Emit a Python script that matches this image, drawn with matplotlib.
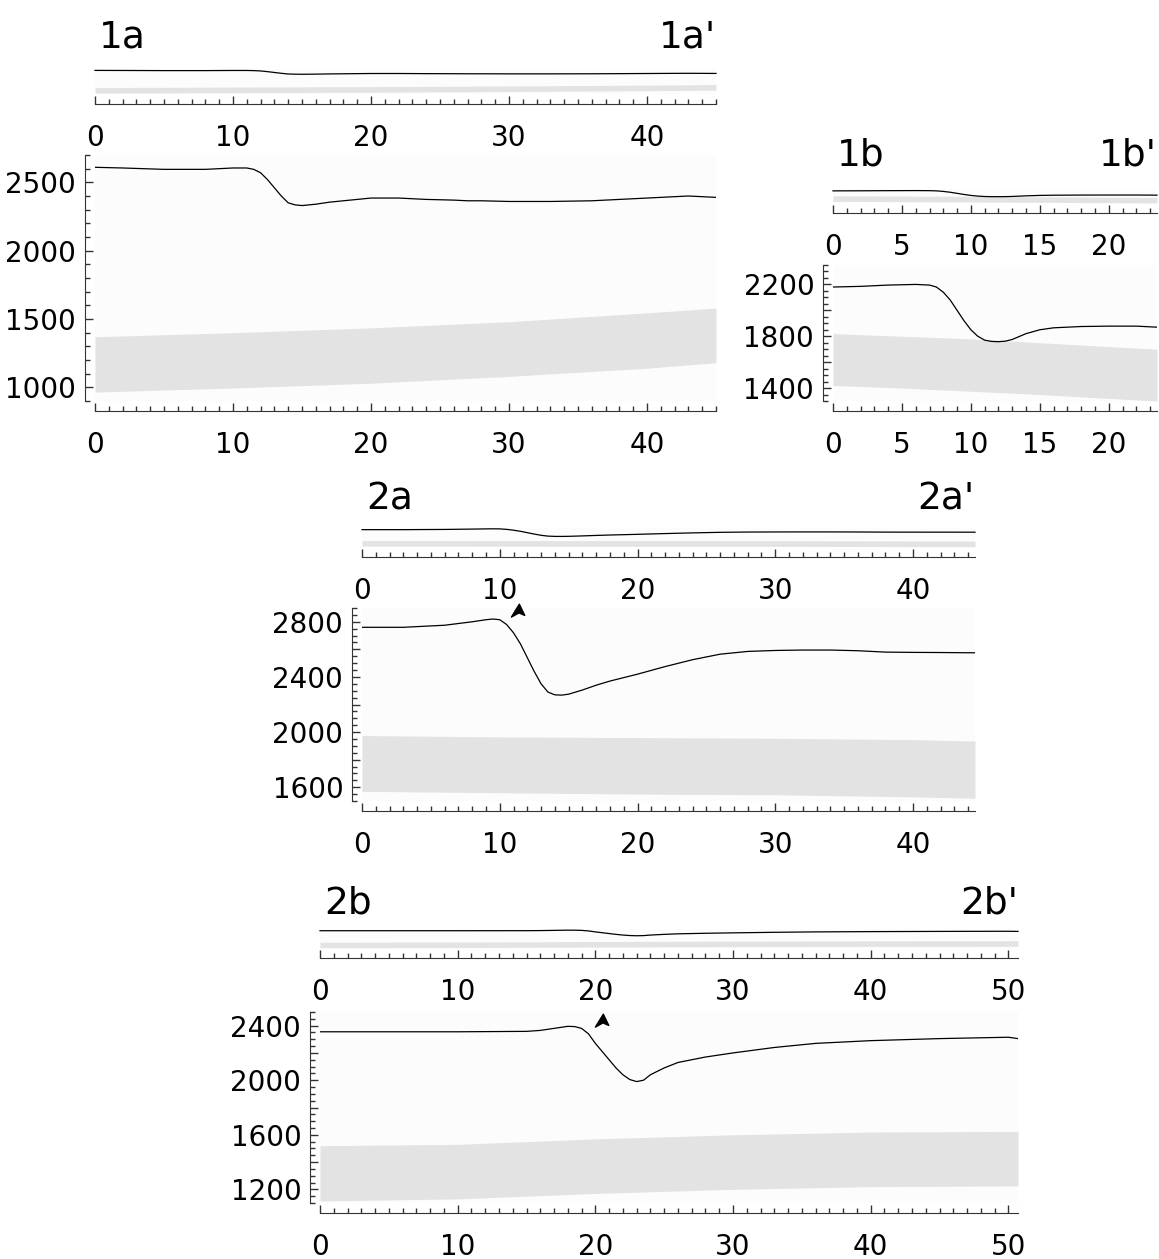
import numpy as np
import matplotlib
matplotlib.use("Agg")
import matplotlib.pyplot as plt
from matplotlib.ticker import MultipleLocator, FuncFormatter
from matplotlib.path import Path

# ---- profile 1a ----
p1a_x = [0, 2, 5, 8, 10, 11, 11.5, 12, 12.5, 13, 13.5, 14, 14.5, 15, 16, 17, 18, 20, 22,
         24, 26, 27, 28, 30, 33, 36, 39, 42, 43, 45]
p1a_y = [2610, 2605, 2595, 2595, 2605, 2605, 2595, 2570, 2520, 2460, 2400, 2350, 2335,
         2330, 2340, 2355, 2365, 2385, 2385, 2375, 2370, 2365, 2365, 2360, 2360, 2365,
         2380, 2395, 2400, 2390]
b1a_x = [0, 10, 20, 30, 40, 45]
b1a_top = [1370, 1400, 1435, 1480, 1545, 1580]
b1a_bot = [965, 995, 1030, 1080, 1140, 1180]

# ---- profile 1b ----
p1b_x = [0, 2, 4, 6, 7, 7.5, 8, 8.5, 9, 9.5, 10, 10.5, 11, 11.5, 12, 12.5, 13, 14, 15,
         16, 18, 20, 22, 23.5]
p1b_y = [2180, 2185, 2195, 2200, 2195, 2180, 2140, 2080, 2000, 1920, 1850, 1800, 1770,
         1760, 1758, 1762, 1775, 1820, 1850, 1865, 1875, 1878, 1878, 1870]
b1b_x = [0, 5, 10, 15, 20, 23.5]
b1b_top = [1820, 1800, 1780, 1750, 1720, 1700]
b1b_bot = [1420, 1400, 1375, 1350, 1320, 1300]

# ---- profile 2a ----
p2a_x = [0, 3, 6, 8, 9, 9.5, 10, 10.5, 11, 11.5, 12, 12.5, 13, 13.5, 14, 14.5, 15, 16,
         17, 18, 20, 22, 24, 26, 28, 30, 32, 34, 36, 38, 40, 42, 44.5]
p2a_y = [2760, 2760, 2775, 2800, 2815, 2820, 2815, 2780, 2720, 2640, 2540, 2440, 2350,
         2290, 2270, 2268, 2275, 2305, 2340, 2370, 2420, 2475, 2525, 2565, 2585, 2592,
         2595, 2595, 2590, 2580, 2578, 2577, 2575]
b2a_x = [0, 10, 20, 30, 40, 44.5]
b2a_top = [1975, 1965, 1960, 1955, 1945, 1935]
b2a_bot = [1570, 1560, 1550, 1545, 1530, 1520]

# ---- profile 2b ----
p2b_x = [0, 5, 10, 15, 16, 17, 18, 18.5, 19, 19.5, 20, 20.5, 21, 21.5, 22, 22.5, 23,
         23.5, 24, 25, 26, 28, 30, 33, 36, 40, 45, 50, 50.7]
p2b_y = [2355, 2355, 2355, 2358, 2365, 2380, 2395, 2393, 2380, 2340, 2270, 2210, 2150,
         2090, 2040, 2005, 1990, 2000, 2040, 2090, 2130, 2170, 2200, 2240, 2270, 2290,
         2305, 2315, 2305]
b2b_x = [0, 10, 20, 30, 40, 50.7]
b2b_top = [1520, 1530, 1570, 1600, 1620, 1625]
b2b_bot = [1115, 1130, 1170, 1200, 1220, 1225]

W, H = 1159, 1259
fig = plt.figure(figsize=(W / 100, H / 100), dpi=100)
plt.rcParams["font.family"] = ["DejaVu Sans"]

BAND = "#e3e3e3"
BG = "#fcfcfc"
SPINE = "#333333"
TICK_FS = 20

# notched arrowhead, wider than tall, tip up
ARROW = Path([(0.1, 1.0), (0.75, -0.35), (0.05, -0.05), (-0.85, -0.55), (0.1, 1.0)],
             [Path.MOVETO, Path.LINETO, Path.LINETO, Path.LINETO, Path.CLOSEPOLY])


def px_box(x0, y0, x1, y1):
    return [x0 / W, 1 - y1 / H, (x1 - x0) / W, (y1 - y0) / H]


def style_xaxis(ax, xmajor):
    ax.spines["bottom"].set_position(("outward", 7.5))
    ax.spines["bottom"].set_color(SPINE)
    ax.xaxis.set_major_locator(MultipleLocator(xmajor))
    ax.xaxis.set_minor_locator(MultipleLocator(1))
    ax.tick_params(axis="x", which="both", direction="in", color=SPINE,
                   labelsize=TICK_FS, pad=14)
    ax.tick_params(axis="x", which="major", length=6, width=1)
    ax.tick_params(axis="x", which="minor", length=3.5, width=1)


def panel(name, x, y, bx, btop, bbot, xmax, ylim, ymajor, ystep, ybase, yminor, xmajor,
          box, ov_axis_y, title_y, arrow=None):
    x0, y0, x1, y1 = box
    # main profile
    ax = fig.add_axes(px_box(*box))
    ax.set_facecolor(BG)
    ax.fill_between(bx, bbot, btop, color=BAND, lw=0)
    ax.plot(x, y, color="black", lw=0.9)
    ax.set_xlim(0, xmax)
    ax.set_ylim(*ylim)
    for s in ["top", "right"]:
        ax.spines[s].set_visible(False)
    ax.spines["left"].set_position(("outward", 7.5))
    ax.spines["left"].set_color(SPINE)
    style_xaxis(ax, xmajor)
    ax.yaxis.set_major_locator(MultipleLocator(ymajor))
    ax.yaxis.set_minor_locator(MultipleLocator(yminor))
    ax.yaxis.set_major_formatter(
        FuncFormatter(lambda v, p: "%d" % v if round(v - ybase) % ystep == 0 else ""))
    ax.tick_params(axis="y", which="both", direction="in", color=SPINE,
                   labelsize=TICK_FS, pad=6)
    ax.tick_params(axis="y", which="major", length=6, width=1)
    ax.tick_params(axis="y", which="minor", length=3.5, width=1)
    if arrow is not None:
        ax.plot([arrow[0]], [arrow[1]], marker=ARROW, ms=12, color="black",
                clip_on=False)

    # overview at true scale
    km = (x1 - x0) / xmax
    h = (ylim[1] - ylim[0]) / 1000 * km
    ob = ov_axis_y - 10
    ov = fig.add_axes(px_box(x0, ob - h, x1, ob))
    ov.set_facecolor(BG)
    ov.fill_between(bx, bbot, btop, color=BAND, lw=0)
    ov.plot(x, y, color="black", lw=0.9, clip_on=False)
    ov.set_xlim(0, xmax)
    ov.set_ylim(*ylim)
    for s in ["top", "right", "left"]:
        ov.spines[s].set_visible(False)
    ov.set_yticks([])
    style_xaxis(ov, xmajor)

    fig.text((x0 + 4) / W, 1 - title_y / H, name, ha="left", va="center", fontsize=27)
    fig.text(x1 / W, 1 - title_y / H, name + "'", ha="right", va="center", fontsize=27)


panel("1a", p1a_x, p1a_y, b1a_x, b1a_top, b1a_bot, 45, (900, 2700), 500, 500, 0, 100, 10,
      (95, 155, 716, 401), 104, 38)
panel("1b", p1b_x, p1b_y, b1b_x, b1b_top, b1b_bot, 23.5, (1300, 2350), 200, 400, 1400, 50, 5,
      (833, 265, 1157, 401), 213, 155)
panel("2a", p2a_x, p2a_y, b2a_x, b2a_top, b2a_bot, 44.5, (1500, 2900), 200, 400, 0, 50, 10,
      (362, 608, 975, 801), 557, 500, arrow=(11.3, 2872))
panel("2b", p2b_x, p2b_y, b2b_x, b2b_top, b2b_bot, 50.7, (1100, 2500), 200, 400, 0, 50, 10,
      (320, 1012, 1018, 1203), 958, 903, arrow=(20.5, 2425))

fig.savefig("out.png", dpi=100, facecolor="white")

* * * * * * *

### Task details
Reproduce the material above from its first line through the line containing "b1a_bot = [965, 995, 1030, 1080, 1140, 1180]", both ends included, and skip every picture.

### Worked answer
Emit a Python script that matches this image, drawn with matplotlib.
import numpy as np
import matplotlib
matplotlib.use("Agg")
import matplotlib.pyplot as plt
from matplotlib.ticker import MultipleLocator, FuncFormatter
from matplotlib.path import Path

# ---- profile 1a ----
p1a_x = [0, 2, 5, 8, 10, 11, 11.5, 12, 12.5, 13, 13.5, 14, 14.5, 15, 16, 17, 18, 20, 22,
         24, 26, 27, 28, 30, 33, 36, 39, 42, 43, 45]
p1a_y = [2610, 2605, 2595, 2595, 2605, 2605, 2595, 2570, 2520, 2460, 2400, 2350, 2335,
         2330, 2340, 2355, 2365, 2385, 2385, 2375, 2370, 2365, 2365, 2360, 2360, 2365,
         2380, 2395, 2400, 2390]
b1a_x = [0, 10, 20, 30, 40, 45]
b1a_top = [1370, 1400, 1435, 1480, 1545, 1580]
b1a_bot = [965, 995, 1030, 1080, 1140, 1180]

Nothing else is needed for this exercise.